Required work >>
Return a copy of each line that holds the string "React".

Source data >>
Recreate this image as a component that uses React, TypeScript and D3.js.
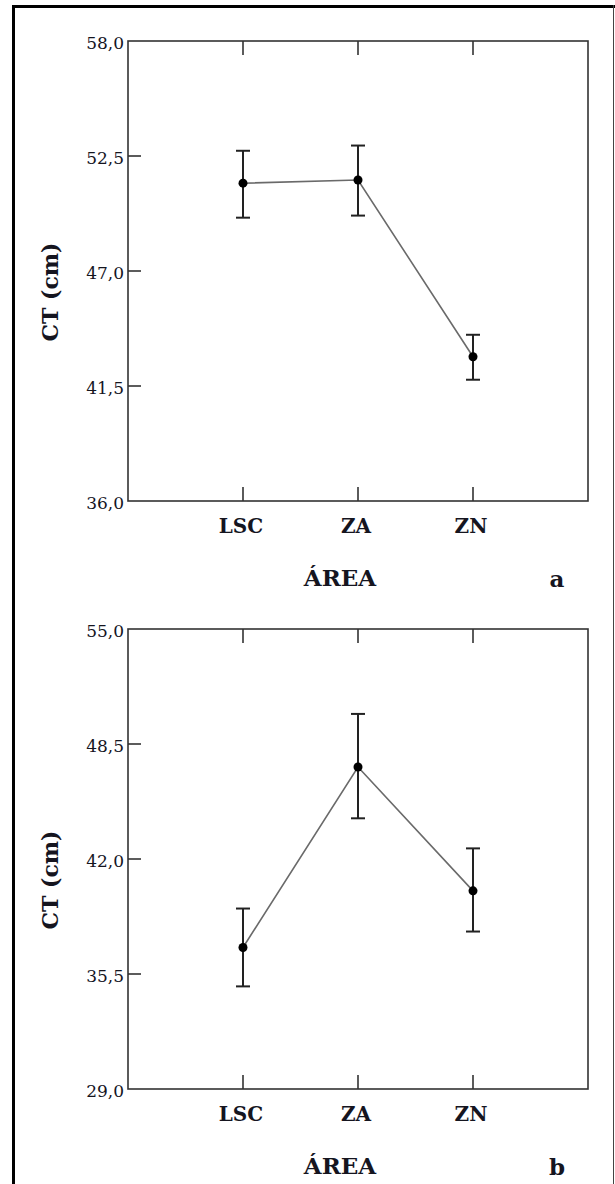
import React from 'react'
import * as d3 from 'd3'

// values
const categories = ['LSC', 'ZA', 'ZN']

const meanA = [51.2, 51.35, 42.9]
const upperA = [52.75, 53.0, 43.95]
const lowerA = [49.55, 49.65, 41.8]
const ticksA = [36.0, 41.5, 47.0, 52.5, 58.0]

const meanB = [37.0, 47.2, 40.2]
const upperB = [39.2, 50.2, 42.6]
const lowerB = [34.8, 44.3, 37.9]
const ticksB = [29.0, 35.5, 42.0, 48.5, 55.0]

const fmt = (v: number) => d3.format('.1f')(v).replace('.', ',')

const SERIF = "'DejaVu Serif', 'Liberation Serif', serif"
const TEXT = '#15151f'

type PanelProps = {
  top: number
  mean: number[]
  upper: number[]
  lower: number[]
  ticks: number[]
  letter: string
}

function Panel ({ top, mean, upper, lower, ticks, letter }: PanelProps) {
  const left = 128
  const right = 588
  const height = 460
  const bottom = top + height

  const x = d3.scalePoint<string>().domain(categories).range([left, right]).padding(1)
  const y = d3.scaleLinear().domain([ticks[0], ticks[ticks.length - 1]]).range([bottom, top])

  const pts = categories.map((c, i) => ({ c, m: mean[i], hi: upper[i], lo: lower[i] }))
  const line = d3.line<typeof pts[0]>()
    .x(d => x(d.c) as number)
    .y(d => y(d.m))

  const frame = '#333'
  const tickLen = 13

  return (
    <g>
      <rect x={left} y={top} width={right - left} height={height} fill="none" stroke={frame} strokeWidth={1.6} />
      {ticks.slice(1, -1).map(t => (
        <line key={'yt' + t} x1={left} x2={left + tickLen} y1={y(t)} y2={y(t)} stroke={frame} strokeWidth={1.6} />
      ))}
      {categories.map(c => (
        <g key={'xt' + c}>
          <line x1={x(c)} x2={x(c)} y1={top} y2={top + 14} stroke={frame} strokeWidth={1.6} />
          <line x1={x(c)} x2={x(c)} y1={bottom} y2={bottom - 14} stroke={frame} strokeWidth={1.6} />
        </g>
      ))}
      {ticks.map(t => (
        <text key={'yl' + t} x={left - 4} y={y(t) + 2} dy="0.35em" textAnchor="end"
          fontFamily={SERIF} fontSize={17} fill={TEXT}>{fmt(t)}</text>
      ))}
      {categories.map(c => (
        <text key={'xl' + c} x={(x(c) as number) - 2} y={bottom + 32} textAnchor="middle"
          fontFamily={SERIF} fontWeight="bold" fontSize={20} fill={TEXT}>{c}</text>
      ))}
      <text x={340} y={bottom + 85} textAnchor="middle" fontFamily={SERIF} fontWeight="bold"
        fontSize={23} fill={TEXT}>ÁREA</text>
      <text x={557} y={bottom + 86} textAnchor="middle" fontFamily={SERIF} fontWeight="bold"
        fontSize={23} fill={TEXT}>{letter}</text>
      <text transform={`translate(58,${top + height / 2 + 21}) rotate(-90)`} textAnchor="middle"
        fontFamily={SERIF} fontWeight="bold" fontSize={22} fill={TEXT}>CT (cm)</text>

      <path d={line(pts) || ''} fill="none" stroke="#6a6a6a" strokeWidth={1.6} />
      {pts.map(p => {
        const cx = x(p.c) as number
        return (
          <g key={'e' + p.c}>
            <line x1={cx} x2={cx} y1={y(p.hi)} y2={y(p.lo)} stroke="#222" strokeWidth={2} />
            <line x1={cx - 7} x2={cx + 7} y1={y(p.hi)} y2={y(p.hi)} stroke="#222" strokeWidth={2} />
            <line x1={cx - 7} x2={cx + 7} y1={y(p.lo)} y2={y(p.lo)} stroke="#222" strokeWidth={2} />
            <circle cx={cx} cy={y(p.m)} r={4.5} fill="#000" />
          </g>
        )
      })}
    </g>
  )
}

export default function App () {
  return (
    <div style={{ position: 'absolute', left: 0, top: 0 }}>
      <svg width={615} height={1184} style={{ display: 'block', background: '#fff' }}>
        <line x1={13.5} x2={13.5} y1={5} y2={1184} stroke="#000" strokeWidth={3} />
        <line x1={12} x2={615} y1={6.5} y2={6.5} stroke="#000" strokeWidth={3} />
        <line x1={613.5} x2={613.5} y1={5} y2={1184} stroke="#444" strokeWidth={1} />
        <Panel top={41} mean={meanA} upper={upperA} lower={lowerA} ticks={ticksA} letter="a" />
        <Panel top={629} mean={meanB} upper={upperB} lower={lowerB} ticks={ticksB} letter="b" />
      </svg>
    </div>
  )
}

The completed task >>
Recreate this image as a component that uses React, TypeScript and D3.js.
import React from 'react'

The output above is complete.